All the strips are now somewhat dated by the use of bulging and self-reflective thought balloons, but Thomas constructs his plots with a greater depth and purpose than Wein whose work is very straightforward, and the best issue here revives a character surely no Fantastic Four reader considered they’d ever see again. The Impossible Man dated from the comic’s earliest days, a piece of whimsy from when Stan Lee and Jack Kirby were still feeling their way and pitted the FF against a pointy-headed green alien able to transform into any object or mimic any person, albeit as a green variant. His revival is twenty pages of mayhem on Earth, climaxing in Marvel’s own offices with the Impossible Man transforming into objects used by other Marvel heroes. More good jokes occur as the FF hold tryouts for a new member.

There’s an unfortunate aspect to this being a solely a showcase for Pérez, as what’s developing into an interesting story involving an alternate and villainous Reed Richards is cut off in its prime as Sal Buscema drew the concluding issue. Would it really have damaged the integrity of the project to have included this? Those who’d like to read it will find along with much of this content in Marvel Masterworks: Fantastic Four volume 17, with the remainder located in the preceding book. Alternatively the work is split between the eighth and ninth volumes of Essential Fantastic Four.

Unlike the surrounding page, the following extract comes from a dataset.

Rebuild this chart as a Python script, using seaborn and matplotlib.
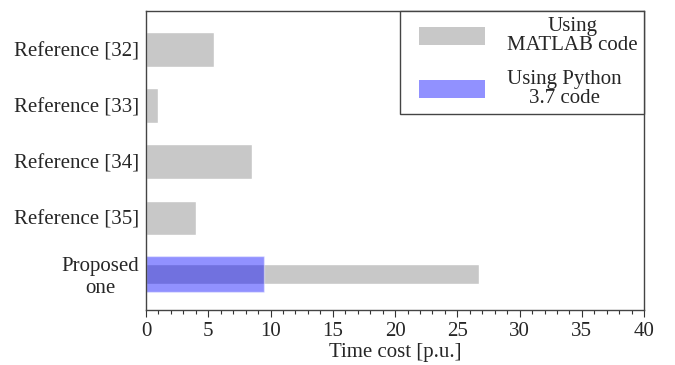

By the Wein stories Pérez is a much improved artist, with his page designs far more imaginative, although there’s the still the occasional wonky piece of anatomy – often the legacy of the largely self-taught comic artist.

The only extra provided is the cover illustration in various stages of completion from outline sketch to final version. The second book wraps up the remainder of the work Pérez compiled on the Fantastic Four and companion comics.